- Written task -
Would you retype, exactly and without the pictures, the lines between the line holding "Give me the Plotly source for this chart." and the line holding "x_pure = x_rh[:-1]", inclusive, and nothing else?

---- Source data

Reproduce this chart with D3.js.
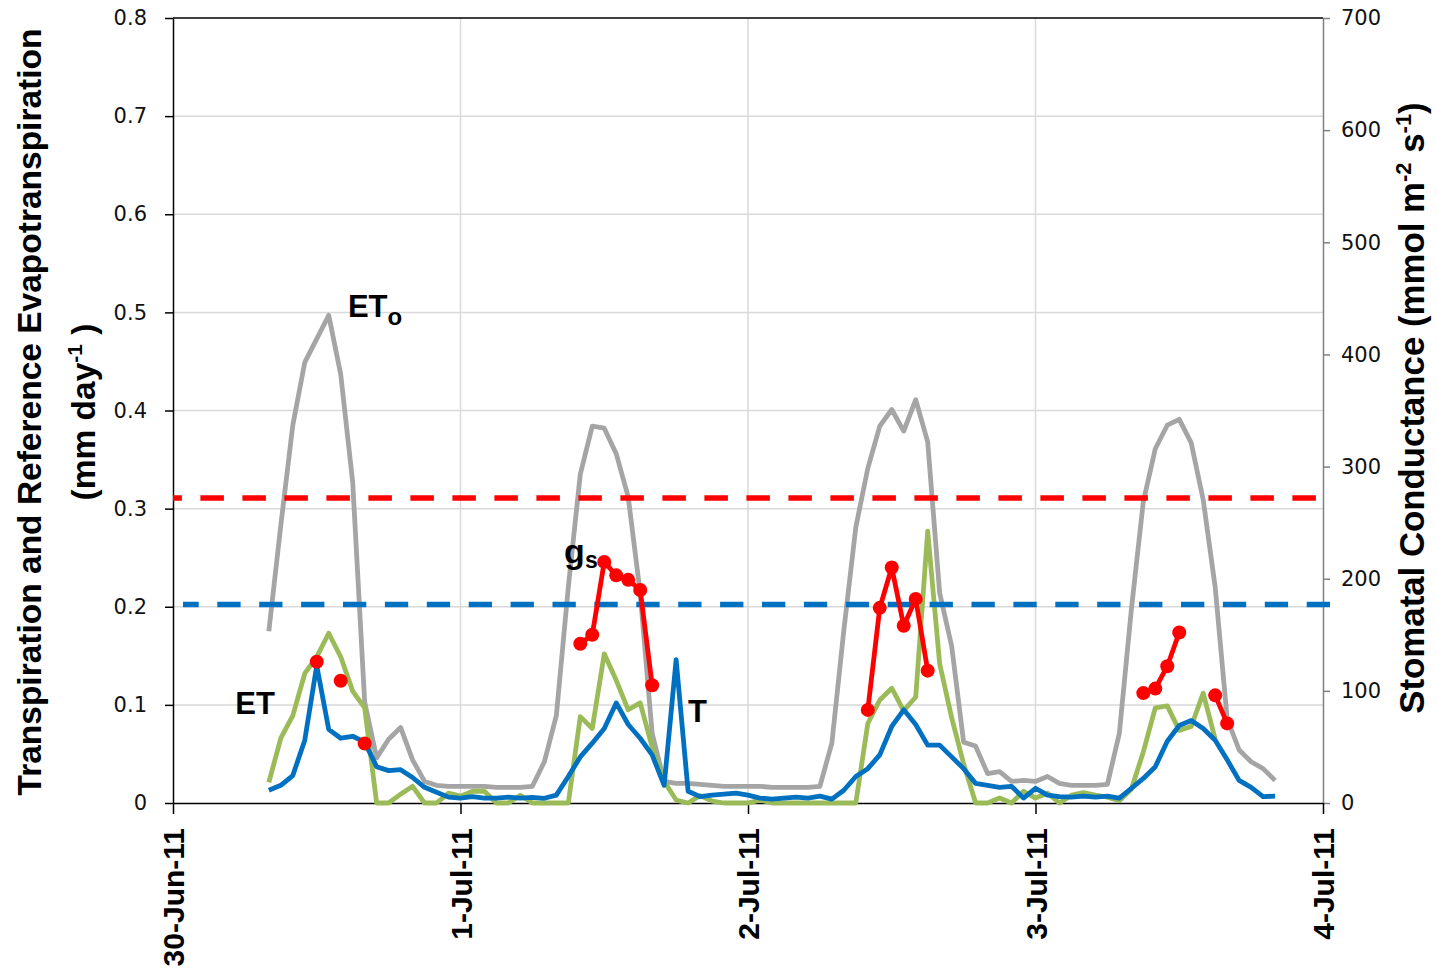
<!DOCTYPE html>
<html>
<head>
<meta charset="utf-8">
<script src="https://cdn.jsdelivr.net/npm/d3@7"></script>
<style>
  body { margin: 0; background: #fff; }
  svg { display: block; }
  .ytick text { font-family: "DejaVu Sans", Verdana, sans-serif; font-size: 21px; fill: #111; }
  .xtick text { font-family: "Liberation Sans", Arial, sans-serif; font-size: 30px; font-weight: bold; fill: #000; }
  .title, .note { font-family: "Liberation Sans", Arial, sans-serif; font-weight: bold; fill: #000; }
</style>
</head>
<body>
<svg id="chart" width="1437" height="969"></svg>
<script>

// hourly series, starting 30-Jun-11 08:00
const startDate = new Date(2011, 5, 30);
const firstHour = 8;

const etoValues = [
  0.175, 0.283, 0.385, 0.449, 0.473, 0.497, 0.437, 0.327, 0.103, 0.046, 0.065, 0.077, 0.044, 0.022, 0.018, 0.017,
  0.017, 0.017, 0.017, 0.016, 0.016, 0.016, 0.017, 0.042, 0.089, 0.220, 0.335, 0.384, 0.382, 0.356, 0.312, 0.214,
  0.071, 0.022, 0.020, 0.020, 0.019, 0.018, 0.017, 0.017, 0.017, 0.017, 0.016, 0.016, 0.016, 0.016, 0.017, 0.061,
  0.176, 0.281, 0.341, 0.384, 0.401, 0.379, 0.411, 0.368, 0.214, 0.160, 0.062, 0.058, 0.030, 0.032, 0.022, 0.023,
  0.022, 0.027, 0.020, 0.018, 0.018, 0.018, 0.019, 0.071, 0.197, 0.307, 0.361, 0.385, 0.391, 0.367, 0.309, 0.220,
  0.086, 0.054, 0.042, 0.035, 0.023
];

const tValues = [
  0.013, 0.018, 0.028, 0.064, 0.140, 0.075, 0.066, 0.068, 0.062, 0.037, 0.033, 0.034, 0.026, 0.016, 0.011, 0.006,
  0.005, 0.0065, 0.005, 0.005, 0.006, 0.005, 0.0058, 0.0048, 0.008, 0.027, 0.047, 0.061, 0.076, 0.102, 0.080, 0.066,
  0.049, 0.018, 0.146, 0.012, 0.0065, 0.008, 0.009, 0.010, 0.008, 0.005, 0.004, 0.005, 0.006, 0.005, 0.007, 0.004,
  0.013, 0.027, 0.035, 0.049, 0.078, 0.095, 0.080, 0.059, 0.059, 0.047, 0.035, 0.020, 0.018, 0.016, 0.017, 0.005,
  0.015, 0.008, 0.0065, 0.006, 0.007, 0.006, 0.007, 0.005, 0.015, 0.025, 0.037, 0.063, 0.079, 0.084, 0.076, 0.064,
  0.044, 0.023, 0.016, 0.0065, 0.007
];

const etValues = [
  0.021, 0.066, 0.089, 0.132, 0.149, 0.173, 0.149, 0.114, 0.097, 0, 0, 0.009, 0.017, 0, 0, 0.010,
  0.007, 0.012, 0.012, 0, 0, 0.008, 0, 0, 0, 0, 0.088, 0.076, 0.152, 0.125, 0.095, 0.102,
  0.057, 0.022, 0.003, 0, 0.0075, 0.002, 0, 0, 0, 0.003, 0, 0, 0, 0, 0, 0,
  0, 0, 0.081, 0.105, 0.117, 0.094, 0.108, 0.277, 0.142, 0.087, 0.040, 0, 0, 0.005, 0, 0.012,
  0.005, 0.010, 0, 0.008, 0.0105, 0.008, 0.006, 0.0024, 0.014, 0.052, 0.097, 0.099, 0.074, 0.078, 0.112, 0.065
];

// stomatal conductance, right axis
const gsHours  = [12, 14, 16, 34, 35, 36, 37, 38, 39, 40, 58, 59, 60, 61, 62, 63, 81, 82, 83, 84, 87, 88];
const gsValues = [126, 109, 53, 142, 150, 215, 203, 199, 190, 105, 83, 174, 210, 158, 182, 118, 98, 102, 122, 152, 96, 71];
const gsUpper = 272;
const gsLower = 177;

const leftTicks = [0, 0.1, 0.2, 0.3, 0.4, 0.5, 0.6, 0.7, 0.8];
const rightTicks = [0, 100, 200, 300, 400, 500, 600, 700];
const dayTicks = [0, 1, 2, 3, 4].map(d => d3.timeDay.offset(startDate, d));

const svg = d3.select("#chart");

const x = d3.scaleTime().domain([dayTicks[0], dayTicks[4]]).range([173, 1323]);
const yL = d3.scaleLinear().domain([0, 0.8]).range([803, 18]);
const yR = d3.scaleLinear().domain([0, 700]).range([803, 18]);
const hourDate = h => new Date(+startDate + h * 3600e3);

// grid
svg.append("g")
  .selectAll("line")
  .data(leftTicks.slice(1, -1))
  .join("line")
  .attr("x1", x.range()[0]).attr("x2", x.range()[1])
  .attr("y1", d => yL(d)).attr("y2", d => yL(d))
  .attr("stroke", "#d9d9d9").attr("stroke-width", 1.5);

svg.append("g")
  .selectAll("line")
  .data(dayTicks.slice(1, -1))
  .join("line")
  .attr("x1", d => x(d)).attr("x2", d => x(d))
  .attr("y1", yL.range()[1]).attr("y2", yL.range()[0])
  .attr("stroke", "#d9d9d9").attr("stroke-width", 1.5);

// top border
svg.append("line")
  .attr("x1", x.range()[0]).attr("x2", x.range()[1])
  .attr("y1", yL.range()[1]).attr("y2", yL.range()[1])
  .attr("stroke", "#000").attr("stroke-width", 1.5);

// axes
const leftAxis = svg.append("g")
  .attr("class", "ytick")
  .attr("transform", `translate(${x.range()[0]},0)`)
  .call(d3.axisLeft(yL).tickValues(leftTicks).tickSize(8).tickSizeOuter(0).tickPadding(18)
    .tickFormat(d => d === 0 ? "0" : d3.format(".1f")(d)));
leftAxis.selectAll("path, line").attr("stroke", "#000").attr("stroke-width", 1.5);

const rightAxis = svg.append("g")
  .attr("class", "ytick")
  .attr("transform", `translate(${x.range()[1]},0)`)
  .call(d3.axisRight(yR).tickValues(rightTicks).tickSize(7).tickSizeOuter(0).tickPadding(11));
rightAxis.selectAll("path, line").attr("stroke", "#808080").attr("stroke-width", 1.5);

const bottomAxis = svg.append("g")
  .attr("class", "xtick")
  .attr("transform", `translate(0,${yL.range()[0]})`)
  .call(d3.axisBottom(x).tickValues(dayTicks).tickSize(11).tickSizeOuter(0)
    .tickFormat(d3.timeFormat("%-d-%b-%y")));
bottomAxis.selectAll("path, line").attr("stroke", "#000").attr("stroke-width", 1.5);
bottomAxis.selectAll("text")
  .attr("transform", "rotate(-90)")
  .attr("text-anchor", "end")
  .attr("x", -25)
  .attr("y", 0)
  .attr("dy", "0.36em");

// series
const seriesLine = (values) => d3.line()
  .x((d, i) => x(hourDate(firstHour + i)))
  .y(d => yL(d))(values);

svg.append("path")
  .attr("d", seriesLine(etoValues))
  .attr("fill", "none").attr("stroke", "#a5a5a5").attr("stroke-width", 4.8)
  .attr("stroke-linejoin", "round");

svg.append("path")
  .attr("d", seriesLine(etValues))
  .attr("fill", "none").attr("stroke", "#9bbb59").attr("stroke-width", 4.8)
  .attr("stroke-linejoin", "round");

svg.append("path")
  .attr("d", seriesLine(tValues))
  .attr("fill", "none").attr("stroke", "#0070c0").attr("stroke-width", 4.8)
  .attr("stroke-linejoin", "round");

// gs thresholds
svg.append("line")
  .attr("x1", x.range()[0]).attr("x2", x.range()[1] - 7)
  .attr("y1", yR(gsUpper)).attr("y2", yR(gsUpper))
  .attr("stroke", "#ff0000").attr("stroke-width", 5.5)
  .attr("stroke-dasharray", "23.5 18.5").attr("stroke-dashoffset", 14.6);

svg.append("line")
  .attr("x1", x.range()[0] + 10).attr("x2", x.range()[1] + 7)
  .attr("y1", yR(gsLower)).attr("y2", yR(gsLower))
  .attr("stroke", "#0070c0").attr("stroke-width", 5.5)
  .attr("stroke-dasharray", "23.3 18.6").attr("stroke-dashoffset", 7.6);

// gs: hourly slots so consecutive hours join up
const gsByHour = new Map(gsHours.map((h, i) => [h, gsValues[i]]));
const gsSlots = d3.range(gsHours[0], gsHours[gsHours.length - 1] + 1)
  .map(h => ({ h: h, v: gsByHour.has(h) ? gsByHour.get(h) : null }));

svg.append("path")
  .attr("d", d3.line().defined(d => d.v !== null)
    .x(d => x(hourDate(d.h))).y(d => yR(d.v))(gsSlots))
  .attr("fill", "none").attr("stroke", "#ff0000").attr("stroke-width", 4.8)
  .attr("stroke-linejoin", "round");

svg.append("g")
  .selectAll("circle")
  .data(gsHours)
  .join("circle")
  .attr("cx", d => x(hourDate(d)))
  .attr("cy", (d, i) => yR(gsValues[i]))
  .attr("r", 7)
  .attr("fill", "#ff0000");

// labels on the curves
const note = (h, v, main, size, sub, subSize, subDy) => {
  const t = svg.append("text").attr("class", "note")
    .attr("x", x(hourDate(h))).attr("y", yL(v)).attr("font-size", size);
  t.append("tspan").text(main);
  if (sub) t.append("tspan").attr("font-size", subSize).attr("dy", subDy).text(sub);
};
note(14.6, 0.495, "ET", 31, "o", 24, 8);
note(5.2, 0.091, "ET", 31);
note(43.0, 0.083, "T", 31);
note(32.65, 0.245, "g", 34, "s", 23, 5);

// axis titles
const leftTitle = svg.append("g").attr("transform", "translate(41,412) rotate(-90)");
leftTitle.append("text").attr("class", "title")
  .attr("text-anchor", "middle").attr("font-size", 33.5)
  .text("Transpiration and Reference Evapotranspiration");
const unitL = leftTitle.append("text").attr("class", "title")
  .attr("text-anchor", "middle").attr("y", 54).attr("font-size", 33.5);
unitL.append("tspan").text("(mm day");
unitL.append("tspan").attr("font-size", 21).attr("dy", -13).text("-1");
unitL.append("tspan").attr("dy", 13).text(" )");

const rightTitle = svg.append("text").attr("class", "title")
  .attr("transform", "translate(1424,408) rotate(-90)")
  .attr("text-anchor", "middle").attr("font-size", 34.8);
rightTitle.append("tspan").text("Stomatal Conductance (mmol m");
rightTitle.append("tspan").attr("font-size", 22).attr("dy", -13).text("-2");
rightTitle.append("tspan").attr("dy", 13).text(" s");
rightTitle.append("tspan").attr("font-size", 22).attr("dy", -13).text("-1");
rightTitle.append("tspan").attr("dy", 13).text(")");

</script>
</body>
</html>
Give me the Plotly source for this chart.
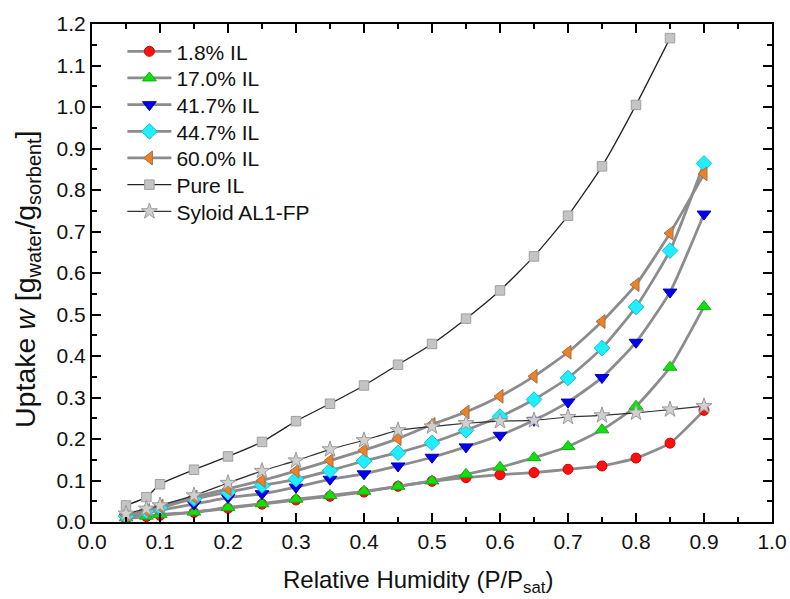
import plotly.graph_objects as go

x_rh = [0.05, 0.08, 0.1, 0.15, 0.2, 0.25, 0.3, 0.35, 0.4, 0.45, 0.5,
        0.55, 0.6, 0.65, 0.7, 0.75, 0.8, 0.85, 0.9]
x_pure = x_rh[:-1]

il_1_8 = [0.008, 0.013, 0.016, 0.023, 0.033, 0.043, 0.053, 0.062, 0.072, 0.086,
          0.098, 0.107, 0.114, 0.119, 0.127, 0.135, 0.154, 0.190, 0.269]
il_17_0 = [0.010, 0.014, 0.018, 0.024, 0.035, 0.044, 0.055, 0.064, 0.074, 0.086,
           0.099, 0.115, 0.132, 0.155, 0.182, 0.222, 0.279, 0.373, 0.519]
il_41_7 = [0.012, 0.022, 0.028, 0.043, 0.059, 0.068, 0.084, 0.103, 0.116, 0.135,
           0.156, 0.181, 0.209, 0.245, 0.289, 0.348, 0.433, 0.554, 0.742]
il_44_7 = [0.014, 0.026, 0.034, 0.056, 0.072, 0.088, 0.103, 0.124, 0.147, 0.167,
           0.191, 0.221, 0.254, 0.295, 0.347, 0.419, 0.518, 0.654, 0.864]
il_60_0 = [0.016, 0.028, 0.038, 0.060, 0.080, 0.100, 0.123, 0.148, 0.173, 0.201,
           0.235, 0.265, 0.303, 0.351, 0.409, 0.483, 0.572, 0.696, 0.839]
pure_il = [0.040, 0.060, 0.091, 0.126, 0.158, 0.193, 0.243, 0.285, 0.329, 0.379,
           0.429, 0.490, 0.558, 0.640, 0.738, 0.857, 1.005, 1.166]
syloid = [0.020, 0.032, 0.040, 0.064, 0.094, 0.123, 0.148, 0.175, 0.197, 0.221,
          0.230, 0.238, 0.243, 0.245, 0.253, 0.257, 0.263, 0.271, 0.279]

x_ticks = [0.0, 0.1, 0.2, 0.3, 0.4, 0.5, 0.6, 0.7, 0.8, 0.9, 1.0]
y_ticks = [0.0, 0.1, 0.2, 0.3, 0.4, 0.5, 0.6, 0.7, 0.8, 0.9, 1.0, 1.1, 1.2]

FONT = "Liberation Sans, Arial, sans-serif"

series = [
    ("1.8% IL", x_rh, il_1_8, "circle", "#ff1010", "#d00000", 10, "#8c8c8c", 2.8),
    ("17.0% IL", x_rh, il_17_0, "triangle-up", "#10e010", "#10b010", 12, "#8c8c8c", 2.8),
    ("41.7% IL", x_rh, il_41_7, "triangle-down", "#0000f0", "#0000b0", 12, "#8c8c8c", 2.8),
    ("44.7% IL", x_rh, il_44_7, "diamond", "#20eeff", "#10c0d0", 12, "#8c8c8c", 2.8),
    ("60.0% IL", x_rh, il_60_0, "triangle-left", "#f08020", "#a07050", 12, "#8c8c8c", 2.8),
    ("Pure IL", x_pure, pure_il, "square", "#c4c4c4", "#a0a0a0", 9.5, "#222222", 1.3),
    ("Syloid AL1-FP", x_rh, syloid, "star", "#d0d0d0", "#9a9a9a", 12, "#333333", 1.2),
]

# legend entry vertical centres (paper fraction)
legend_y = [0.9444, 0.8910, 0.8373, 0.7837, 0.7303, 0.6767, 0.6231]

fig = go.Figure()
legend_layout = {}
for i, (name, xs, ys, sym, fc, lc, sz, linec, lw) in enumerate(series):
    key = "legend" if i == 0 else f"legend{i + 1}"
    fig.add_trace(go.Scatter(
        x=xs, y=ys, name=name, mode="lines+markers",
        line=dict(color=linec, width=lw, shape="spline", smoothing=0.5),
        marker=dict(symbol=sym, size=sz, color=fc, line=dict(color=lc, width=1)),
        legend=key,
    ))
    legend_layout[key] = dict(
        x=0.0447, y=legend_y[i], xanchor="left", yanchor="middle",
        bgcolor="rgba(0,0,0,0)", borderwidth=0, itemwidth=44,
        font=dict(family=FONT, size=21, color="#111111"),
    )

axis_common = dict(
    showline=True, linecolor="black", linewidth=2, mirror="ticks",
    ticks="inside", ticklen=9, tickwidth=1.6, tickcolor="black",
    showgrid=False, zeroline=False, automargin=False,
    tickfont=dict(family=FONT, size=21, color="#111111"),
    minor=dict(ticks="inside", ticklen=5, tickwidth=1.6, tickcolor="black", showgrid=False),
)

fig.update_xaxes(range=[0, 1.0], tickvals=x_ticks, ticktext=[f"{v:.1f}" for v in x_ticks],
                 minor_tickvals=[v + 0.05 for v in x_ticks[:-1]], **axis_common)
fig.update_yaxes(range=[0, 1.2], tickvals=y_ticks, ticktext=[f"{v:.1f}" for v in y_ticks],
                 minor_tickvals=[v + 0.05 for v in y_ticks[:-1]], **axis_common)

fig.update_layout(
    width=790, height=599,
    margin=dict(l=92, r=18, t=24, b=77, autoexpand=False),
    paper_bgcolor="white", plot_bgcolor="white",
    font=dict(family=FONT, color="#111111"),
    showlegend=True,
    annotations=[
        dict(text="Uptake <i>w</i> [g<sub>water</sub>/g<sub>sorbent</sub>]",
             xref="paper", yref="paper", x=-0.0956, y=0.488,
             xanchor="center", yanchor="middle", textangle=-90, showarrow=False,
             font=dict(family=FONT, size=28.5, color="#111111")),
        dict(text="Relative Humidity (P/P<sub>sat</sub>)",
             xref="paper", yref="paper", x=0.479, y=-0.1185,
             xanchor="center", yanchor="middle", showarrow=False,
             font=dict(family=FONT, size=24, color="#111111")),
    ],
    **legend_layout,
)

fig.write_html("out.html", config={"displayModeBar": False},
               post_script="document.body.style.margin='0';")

--------

- Expected output -
Give me the Plotly source for this chart.
import plotly.graph_objects as go

x_rh = [0.05, 0.08, 0.1, 0.15, 0.2, 0.25, 0.3, 0.35, 0.4, 0.45, 0.5,
        0.55, 0.6, 0.65, 0.7, 0.75, 0.8, 0.85, 0.9]
x_pure = x_rh[:-1]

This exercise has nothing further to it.